### Stated exercise:
Lines from the one containing "Reproduce this chart with Bokeh." to the one containing "return H - y", both lines included, are to be extracted exactly from the data below; pictures are excluded.

(Records with drawing code)
★ ★ ★ ★ ★ ★ ★

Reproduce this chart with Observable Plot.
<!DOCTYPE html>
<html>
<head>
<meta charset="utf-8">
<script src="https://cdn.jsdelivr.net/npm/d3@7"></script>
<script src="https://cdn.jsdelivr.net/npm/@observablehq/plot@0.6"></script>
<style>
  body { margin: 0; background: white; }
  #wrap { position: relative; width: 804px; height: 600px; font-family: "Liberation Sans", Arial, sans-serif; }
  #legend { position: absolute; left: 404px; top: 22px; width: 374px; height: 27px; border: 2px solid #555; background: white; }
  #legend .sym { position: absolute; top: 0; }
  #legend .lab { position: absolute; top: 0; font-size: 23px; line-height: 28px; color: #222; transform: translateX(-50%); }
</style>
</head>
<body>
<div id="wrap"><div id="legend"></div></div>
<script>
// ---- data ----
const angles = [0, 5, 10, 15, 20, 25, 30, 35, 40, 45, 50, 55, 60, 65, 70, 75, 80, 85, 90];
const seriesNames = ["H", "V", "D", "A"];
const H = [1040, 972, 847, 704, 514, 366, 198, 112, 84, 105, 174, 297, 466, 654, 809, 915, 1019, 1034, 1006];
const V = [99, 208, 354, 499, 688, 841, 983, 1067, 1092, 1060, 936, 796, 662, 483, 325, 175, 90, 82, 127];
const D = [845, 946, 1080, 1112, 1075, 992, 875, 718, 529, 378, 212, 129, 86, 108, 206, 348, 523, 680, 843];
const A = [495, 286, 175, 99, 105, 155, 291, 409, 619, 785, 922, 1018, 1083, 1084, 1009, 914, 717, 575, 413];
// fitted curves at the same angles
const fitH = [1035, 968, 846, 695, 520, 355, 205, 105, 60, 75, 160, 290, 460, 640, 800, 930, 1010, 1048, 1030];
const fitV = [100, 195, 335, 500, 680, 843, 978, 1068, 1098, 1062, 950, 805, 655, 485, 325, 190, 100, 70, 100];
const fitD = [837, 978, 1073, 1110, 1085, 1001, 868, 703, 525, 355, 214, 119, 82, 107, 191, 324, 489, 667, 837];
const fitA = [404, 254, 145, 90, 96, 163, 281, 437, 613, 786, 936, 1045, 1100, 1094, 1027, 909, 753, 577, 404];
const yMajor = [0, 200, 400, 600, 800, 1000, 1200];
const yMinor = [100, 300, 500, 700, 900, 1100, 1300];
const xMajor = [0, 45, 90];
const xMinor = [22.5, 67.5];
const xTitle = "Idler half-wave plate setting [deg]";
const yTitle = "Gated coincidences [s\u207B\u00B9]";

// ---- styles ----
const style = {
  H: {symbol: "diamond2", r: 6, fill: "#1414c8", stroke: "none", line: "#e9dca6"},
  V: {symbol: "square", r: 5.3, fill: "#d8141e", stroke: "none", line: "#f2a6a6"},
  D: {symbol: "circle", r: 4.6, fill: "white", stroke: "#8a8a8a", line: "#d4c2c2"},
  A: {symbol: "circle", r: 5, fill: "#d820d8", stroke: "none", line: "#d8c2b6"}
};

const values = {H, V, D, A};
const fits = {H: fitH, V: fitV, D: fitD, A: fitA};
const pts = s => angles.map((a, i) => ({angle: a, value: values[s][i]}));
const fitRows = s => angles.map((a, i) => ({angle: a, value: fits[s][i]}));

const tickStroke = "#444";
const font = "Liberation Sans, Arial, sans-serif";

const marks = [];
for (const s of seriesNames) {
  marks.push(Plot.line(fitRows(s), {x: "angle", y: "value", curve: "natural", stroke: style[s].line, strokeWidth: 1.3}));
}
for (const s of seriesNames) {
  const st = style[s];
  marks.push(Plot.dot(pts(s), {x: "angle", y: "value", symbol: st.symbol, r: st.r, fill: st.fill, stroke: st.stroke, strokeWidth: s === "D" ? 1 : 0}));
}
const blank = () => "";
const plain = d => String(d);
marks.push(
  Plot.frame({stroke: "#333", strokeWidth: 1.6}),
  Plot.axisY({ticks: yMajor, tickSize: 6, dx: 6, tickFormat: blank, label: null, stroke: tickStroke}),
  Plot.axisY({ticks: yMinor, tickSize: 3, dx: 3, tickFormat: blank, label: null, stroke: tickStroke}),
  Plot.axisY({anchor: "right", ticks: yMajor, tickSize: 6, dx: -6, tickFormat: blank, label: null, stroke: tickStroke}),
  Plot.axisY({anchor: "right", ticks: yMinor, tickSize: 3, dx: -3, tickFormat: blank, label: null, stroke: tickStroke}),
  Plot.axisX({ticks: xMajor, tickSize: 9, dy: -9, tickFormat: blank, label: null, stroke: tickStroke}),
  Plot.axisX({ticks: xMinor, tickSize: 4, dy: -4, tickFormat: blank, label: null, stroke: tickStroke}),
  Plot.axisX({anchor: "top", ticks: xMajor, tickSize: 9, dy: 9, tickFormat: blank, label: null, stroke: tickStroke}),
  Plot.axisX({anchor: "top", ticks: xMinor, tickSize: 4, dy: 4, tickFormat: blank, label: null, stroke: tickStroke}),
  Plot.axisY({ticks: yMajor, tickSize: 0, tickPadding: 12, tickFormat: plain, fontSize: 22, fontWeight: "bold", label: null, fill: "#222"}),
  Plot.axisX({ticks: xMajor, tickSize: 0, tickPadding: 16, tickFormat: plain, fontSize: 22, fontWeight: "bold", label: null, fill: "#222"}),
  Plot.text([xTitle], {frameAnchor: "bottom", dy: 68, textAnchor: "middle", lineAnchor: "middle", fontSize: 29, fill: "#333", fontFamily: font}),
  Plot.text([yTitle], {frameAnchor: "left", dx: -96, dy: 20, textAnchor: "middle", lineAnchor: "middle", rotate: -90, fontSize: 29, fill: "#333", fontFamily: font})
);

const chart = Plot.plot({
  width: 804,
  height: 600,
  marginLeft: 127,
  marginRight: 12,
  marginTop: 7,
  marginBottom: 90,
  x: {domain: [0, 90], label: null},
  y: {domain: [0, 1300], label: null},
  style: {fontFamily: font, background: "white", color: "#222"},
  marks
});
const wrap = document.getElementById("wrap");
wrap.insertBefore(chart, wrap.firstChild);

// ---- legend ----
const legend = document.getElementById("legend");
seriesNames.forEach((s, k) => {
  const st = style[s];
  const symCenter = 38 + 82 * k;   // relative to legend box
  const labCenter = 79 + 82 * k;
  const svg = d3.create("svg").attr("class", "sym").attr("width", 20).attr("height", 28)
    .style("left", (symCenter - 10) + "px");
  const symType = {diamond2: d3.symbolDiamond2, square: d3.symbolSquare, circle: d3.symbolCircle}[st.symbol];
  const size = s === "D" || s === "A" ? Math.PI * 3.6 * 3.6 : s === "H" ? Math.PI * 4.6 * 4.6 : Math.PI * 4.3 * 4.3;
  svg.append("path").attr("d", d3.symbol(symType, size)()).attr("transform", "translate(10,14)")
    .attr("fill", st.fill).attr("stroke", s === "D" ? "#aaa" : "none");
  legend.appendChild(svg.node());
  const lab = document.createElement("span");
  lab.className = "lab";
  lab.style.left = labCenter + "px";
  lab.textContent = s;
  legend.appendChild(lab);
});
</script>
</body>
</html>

★ ★ ★ ★ ★ ★ ★

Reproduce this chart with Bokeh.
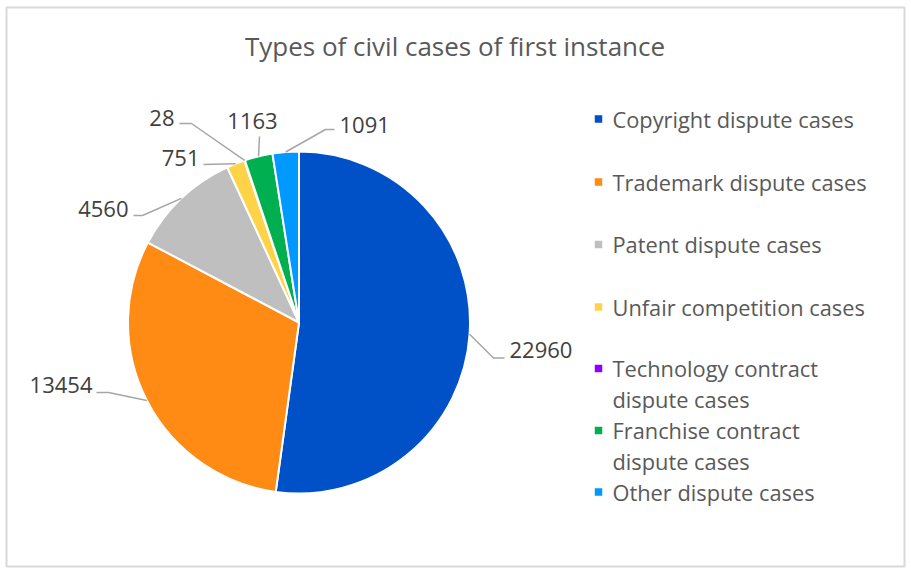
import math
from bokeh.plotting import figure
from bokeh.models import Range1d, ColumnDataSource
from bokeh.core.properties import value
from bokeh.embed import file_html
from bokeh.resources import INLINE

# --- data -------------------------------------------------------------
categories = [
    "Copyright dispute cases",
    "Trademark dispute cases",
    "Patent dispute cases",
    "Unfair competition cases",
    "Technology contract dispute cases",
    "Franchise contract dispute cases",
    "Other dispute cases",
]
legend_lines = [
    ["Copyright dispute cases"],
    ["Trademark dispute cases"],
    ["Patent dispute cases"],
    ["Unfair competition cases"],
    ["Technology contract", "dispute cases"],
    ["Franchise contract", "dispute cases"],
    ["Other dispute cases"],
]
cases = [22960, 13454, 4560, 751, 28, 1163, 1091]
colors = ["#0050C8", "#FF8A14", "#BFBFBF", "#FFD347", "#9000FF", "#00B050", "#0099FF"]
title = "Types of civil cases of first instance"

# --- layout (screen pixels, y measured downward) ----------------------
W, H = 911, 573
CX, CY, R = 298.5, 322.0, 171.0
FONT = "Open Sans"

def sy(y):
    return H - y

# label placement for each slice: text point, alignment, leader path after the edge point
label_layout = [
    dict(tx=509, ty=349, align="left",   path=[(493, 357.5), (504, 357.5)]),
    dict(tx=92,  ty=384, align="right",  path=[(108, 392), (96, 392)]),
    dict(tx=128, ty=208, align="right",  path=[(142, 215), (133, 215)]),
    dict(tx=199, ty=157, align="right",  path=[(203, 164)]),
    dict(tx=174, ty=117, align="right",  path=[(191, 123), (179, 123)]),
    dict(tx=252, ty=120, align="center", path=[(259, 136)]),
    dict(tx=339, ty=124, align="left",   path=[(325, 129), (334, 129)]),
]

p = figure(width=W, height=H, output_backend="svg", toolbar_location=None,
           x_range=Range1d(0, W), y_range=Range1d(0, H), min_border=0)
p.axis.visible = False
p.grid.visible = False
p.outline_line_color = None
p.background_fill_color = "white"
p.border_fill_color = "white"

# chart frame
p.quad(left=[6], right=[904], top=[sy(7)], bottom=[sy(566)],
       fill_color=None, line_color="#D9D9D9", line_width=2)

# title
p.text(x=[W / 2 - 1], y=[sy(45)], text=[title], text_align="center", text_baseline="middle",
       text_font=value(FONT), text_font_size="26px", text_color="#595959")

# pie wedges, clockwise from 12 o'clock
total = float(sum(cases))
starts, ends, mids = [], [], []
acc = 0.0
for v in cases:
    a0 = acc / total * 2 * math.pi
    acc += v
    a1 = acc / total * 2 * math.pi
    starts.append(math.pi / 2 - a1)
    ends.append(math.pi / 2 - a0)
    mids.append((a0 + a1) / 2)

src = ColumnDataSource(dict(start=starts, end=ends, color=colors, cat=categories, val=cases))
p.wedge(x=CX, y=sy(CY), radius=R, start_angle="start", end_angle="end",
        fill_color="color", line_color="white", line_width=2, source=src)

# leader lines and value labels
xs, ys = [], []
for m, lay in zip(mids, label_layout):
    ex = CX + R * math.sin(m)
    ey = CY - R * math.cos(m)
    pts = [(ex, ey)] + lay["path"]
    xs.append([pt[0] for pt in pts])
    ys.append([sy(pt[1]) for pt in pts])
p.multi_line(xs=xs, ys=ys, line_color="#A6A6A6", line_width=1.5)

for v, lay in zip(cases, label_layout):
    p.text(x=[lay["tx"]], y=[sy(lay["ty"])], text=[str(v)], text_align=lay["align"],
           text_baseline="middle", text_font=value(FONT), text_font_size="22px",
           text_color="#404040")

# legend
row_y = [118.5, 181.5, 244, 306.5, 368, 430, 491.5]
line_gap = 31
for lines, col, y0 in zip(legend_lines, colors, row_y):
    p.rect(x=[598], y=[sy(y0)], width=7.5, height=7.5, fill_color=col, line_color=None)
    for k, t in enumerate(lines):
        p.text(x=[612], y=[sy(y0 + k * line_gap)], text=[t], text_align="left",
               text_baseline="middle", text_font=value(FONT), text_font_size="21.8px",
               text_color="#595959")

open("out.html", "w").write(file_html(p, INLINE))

★ ★ ★ ★ ★ ★ ★

### Solution for this problem:
Reproduce this chart with Bokeh.
import math
from bokeh.plotting import figure
from bokeh.models import Range1d, ColumnDataSource
from bokeh.core.properties import value
from bokeh.embed import file_html
from bokeh.resources import INLINE

# --- data -------------------------------------------------------------
categories = [
    "Copyright dispute cases",
    "Trademark dispute cases",
    "Patent dispute cases",
    "Unfair competition cases",
    "Technology contract dispute cases",
    "Franchise contract dispute cases",
    "Other dispute cases",
]
legend_lines = [
    ["Copyright dispute cases"],
    ["Trademark dispute cases"],
    ["Patent dispute cases"],
    ["Unfair competition cases"],
    ["Technology contract", "dispute cases"],
    ["Franchise contract", "dispute cases"],
    ["Other dispute cases"],
]
cases = [22960, 13454, 4560, 751, 28, 1163, 1091]
colors = ["#0050C8", "#FF8A14", "#BFBFBF", "#FFD347", "#9000FF", "#00B050", "#0099FF"]
title = "Types of civil cases of first instance"

# --- layout (screen pixels, y measured downward) ----------------------
W, H = 911, 573
CX, CY, R = 298.5, 322.0, 171.0
FONT = "Open Sans"

def sy(y):
    return H - y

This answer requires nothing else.